• **Listed records**:

= = =

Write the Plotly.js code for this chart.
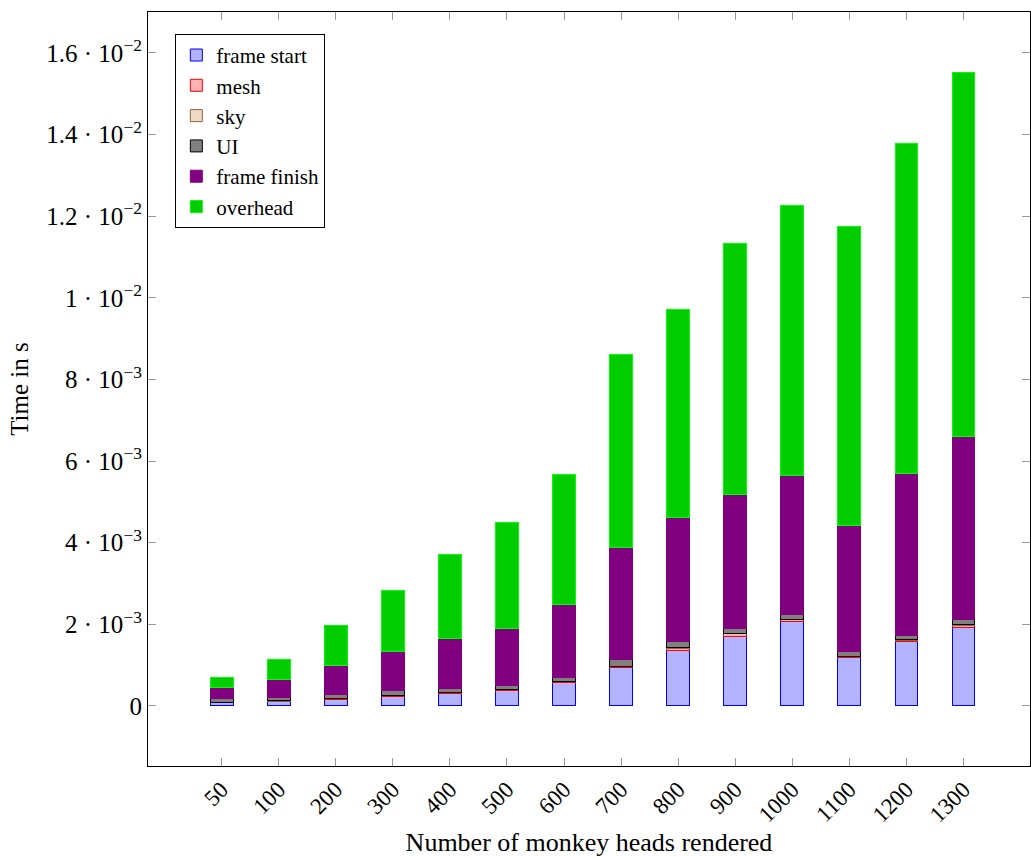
<!DOCTYPE html>
<html>
<head>
<meta charset="utf-8">
<script src="https://cdn.plot.ly/plotly-3.0.1.min.js"></script>
<style>
html,body{margin:0;padding:0;background:#fff;}
#chart{width:1031px;height:857px;}
</style>
</head>
<body>
<div id="chart"></div>
<script>
// Categories: number of monkey heads rendered
var categories = ["50","100","200","300","400","500","600","700","800","900","1000","1100","1200","1300"];

// Series values, in units of 1e-3 s (converted to seconds below)
var frameStart  = [0.080,0.115,0.170,0.240,0.310,0.390,0.580,0.955,1.350,1.710,2.060,1.190,1.590,1.930];
var mesh        = [0.005,0.005,0.010,0.020,0.010,0.015,0.010,0.015,0.070,0.060,0.060,0.020,0.020,0.050];
var sky         = [0.005,0.005,0.005,0.005,0.005,0.005,0.005,0.005,0.020,0.010,0.010,0.010,0.010,0.015];
var ui          = [0.085,0.095,0.095,0.110,0.100,0.100,0.095,0.155,0.150,0.130,0.110,0.105,0.105,0.125];
var frameFinish = [0.285,0.420,0.700,0.950,1.225,1.400,1.800,2.755,3.020,3.260,3.400,3.085,3.965,4.480];
var overhead    = [0.240,0.490,1.000,1.505,2.050,2.580,3.190,4.730,5.110,6.170,6.610,7.340,8.090,8.910];

// Y tick labels
var yTickVals = [0,0.002,0.004,0.006,0.008,0.010,0.012,0.014,0.016];
var yTickText = ["0","2 · 10<sup>−3</sup>","4 · 10<sup>−3</sup>","6 · 10<sup>−3</sup>","8 · 10<sup>−3</sup>",
                 "1 · 10<sup>−2</sup>","1.2 · 10<sup>−2</sup>","1.4 · 10<sup>−2</sup>","1.6 · 10<sup>−2</sup>"];

function toSeconds(arr){ return arr.map(function(v){ return v*1e-3; }); }

var FONT = "Liberation Serif, Times New Roman, serif";

function bar(name, vals, fill, line){
  return {
    type: "bar",
    name: name,
    x: categories,
    y: toSeconds(vals),
    width: 0.4,
    marker: {color: fill, line: {color: line, width: 1}},
    hoverinfo: "x+y+name"
  };
}

var data = [
  bar("frame start", frameStart, "rgb(179,179,255)", "rgb(0,0,255)"),
  bar("mesh", mesh, "rgb(255,179,179)", "rgb(255,0,0)"),
  bar("sky", sky, "rgb(236,217,198)", "rgb(150,100,60)"),
  bar("UI", ui, "rgb(128,128,128)", "rgb(0,0,0)"),
  bar("frame finish", frameFinish, "rgb(128,0,128)", "rgb(128,0,128)"),
  bar("overhead", overhead, "rgb(0,204,0)", "rgb(0,255,0)")
];

var layout = {
  width: 1031,
  height: 857,
  margin: {l: 148, r: 1, t: 12, b: 91, pad: 0},
  paper_bgcolor: "#fff",
  plot_bgcolor: "#fff",
  barmode: "stack",
  font: {family: FONT, size: 23, color: "#000"},
  showlegend: true,
  legend: {
    x: 0.031, y: 0.971, xanchor: "left", yanchor: "top",
    traceorder: "normal",
    bgcolor: "#fff", bordercolor: "#000", borderwidth: 1,
    font: {family: FONT, size: 21, color: "#000"},
    tracegroupgap: 0
  },
  xaxis: {
    type: "category",
    range: [-1.29, 14.165],
    tickangle: -45,
    ticks: "inside", ticklen: 8, tickcolor: "#999", tickwidth: 1,
    showline: true, linecolor: "#000", linewidth: 1, mirror: "ticks",
    showgrid: false, zeroline: false,
    tickfont: {family: FONT, size: 23},
    title: {text: "Number of monkey heads rendered", font: {family: FONT, size: 26}, standoff: 14}
  },
  yaxis: {
    range: [-0.00147, 0.0170],
    tickvals: yTickVals,
    ticktext: yTickText,
    ticks: "inside", ticklen: 8, tickcolor: "#999", tickwidth: 1,
    showline: true, linecolor: "#000", linewidth: 1, mirror: "ticks",
    showgrid: false, zeroline: false,
    tickfont: {family: FONT, size: 25},
    title: {text: "Time in s", font: {family: FONT, size: 25}, standoff: 10}
  }
};

Plotly.newPlot("chart", data, layout, {displayModeBar: false, staticPlot: true});
</script>
</body>
</html>
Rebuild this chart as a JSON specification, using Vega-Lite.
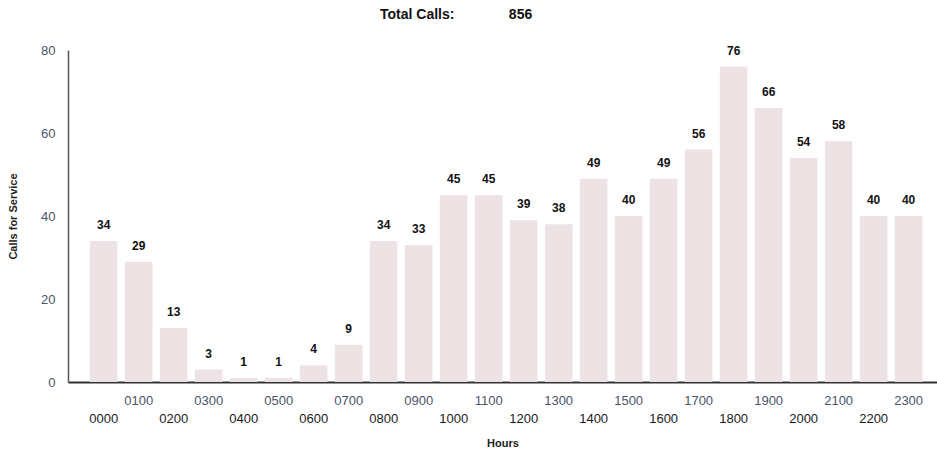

= = =

• **Work to be completed**: Please take the lines from the beginning of the data above through the line holding "Serif, Times New" and transcribe them exactly, without any pictures.

• **Reply**:
Write the Plotly.js code for this chart.
<!DOCTYPE html>
<html>
<head>
<meta charset="utf-8">
<script src="https://cdn.plot.ly/plotly-3.0.1.min.js"></script>
<style>
html,body{margin:0;padding:0;background:#fff;}
#chart{width:1031px;height:857px;}
</style>
</head>
<body>
<div id="chart"></div>
<script>
// Categories: number of monkey heads rendered
var categories = ["50","100","200","300","400","500","600","700","800","900","1000","1100","1200","1300"];

// Series values, in units of 1e-3 s (converted to seconds below)
var frameStart  = [0.080,0.115,0.170,0.240,0.310,0.390,0.580,0.955,1.350,1.710,2.060,1.190,1.590,1.930];
var mesh        = [0.005,0.005,0.010,0.020,0.010,0.015,0.010,0.015,0.070,0.060,0.060,0.020,0.020,0.050];
var sky         = [0.005,0.005,0.005,0.005,0.005,0.005,0.005,0.005,0.020,0.010,0.010,0.010,0.010,0.015];
var ui          = [0.085,0.095,0.095,0.110,0.100,0.100,0.095,0.155,0.150,0.130,0.110,0.105,0.105,0.125];
var frameFinish = [0.285,0.420,0.700,0.950,1.225,1.400,1.800,2.755,3.020,3.260,3.400,3.085,3.965,4.480];
var overhead    = [0.240,0.490,1.000,1.505,2.050,2.580,3.190,4.730,5.110,6.170,6.610,7.340,8.090,8.910];

// Y tick labels
var yTickVals = [0,0.002,0.004,0.006,0.008,0.010,0.012,0.014,0.016];
var yTickText = ["0","2 · 10<sup>−3</sup>","4 · 10<sup>−3</sup>","6 · 10<sup>−3</sup>","8 · 10<sup>−3</sup>",
                 "1 · 10<sup>−2</sup>","1.2 · 10<sup>−2</sup>","1.4 · 10<sup>−2</sup>","1.6 · 10<sup>−2</sup>"];

function toSeconds(arr){ return arr.map(function(v){ return v*1e-3; }); }

var FONT = "Liberation Serif, Times New Roman, serif";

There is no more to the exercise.